Opinión | El ruido y la furia

La risa

Hace ya algún tiempo que los cómicos se quejan amargamente de que ahora todo el mundo se ofende por todo, que les estamos poniendo entre todos muy difícil el desempeño de su oficio. Esta nueva ola de inquisición que hemos dado en llamar «lo políticamente correcto» puede acabar atrofiando esa capacidad esencialmente humana de echarse unas risas, sustituyéndola por el miedo a hacer cualquier broma ante la posibilidad cada vez más segura de que alguien se ofenda. Lo vive uno casi a diario, cuando un amigo hace un chiste y otro, de inmediato, le recrimina «la poca gracia» y alude, muy concienciado (ahora se le llama woke a esta gente que está todo el día en un ay de padecimiento ajeno y regañando por ello a los demás) al sufrimiento histórico de este o aquel colectivo. Qué miedo me dan los que siempre están prestos a recordarnos las consignas morales.

Aristóteles dice que el hombre es el único animal que ríe. Luego, Henri Bergson, en un tratado titulado lacónicamente La risa (le he plagiado el título, espero que se lo tome con humor), descubrirá que es también el único que hace reír. Parece por tanto que la risa es algo esencialmente humano. Como ofenderse por ella, añadiría yo.

Estamos reviviendo, acaso sin saberlo, la vieja confrontación entre Platón y Aristóteles (magníficamente reproducida por Umberto Eco en El nombre de la rosa con los personajes de Guillermo de Baskerville y Jorge de Burgos). Platón, que debió ser un sieso importante, siempre se mostró desfavorable a la risa. La consideraba peligrosa para el poder, un arma subversiva que atenta contra la rectitud, y afirma que es fea, obscena, transgresora de la armonía, de la integridad y de la conciencia social, un placer que produce dolor y que atañe sólo a los locos, los bufones y los viles. Platón buscaba «el hombre más justo», pero nunca le dio por buscar el más feliz, que acaso sea igual o más importante. A Aristóteles, en cambio, la risa le interesa en tanto que es una cualidad estrictamente humana, y se da cuenta de algo esencial, que la amabilidad y la benevolencia son los afectos que más se aproximan a la risa y a la alegría.
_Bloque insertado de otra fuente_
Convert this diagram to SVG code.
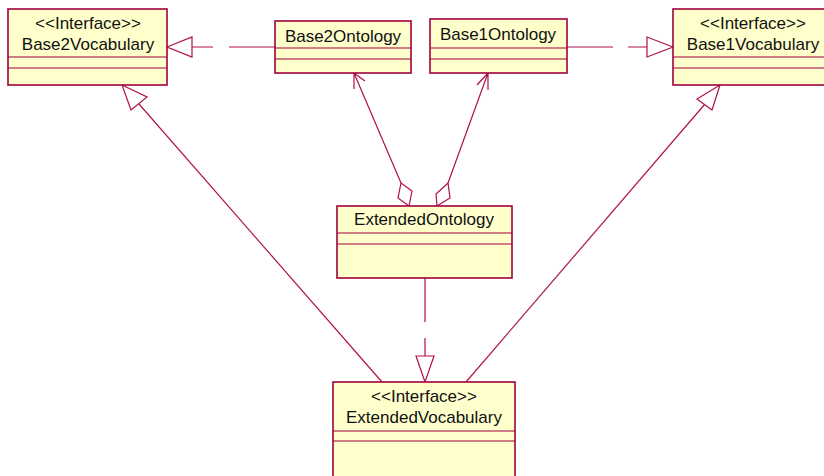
<svg xmlns="http://www.w3.org/2000/svg" width="824" height="476" viewBox="0 0 824 476">
<style>
.box{fill:#FFFFCC;stroke:#A0003C;stroke-width:1.6}
.sep{stroke:#A0003C;stroke-width:1.2}
.t{font-family:"Liberation Sans",Arial,sans-serif;font-size:17px;fill:#111;text-anchor:middle}
.c{fill:none;stroke:#B0104A;stroke-width:1.2}
.tri{fill:#fff;stroke:#B0104A;stroke-width:1.2}
</style>
<rect width="824" height="476" fill="#fff"/>
<g id="connectors">
<path class="c" d="M275,47 H229 M213,47 H192"/>
<polygon class="tri" points="167,47 192,37 192,57"/>
<path class="c" d="M567,47 H613 M628,47 H647"/>
<polygon class="tri" points="673,47 647,37 647,57"/>
<path class="c" d="M425,278 V322 M425,338 V356"/>
<polygon class="tri" points="425,382 416,356 434,356"/>
<path class="c" d="M382,382 L139,104"/>
<polygon class="tri" points="122,85 147,97 131,110"/>
<path class="c" d="M466,382 L705,104"/>
<polygon class="tri" points="720,85 697,99 712,110"/>
<path class="c" d="M401,183 L354,73 M354,73 V89 M354,73 L365,81"/>
<polygon class="tri" points="409,206 398,198 401,183 412,191"/>
<path class="c" d="M448,183 L488,73 M488,73 V90 M488,73 L477,85"/>
<polygon class="tri" points="437,206 436,194 448,183 450,198"/>
</g>
<g id="Base2Vocabulary">
<rect class="box" x="8" y="9" width="159" height="76"/>
<line class="sep" x1="8" y1="57" x2="167" y2="57"/>
<line class="sep" x1="8" y1="68" x2="167" y2="68"/>
<text class="t" x="88" y="29">&lt;&lt;Interface&gt;&gt;</text>
<text class="t" x="88" y="50">Base2Vocabulary</text>
</g>
<g id="Base2Ontology">
<rect class="box" x="275" y="21" width="136" height="52"/>
<line class="sep" x1="275" y1="48" x2="411" y2="48"/>
<line class="sep" x1="275" y1="59" x2="411" y2="59"/>
<text class="t" x="343" y="42">Base2Ontology</text>
</g>
<g id="Base1Ontology">
<rect class="box" x="430" y="19" width="137" height="54"/>
<line class="sep" x1="430" y1="48" x2="567" y2="48"/>
<line class="sep" x1="430" y1="59" x2="567" y2="59"/>
<text class="t" x="498" y="40">Base1Ontology</text>
</g>
<g id="Base1Vocabulary">
<rect class="box" x="673" y="9" width="159" height="76"/>
<line class="sep" x1="673" y1="57" x2="832" y2="57"/>
<line class="sep" x1="673" y1="68" x2="832" y2="68"/>
<text class="t" x="753" y="29">&lt;&lt;Interface&gt;&gt;</text>
<text class="t" x="753" y="50">Base1Vocabulary</text>
</g>
<g id="ExtendedOntology">
<rect class="box" x="337" y="206" width="175" height="72"/>
<line class="sep" x1="337" y1="233" x2="512" y2="233"/>
<line class="sep" x1="337" y1="244" x2="512" y2="244"/>
<text class="t" x="424" y="225">ExtendedOntology</text>
</g>
<g id="ExtendedVocabulary">
<rect class="box" x="333" y="382" width="182" height="100"/>
<line class="sep" x1="333" y1="431" x2="515" y2="431"/>
<line class="sep" x1="333" y1="441" x2="515" y2="441"/>
<text class="t" x="424" y="402">&lt;&lt;Interface&gt;&gt;</text>
<text class="t" x="424" y="423">ExtendedVocabulary</text>
</g>
</svg>
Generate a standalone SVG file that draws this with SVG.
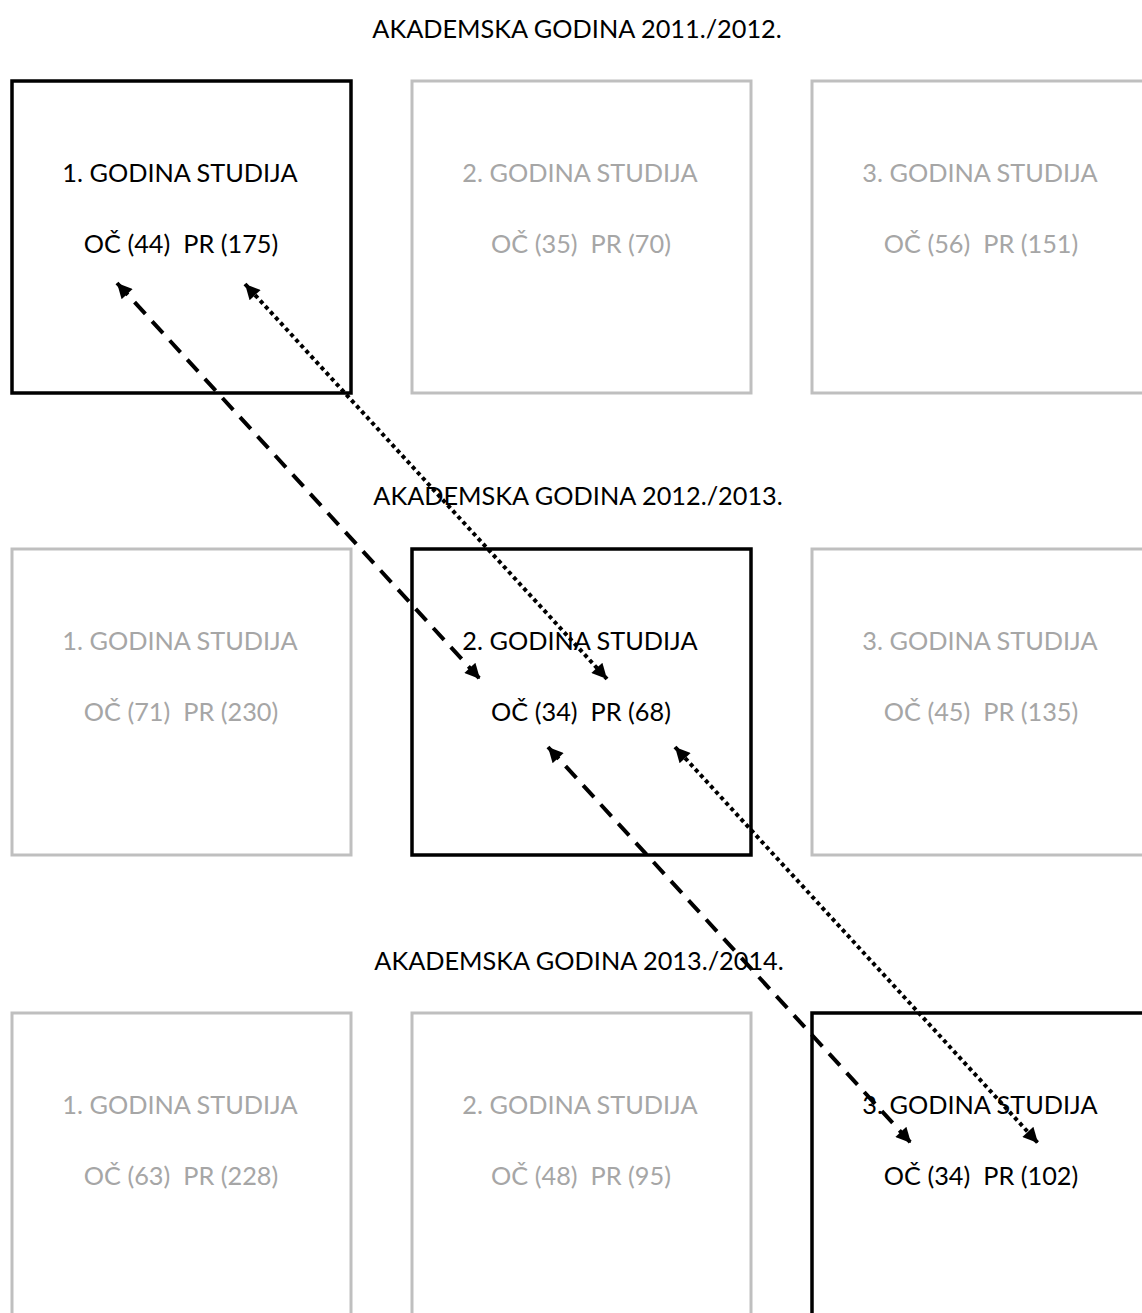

Si bien todo ser humano que se precie de serlo entenderá que reírse de la desgracia de otro no tiene la más mínima gracia, también habrá de entender la necesidad de distinguir el texto y el contexto, la intención y el sentido. No conviene pasarse de Platón, hacerse huraño por la mera cuestión de que en el mundo hay sufrimiento. Neruda, que era «el mejor de los malos poetas» según Juan Ramón Jiménez, lo dijo así: «Amor mío, en la hora/ más oscura desgrana/ tu risa, y si de pronto/ ves que mi sangre mancha/ las piedras de la calle,/ ríe, porque tu risa/ será para mis manos/ como una espada fresca».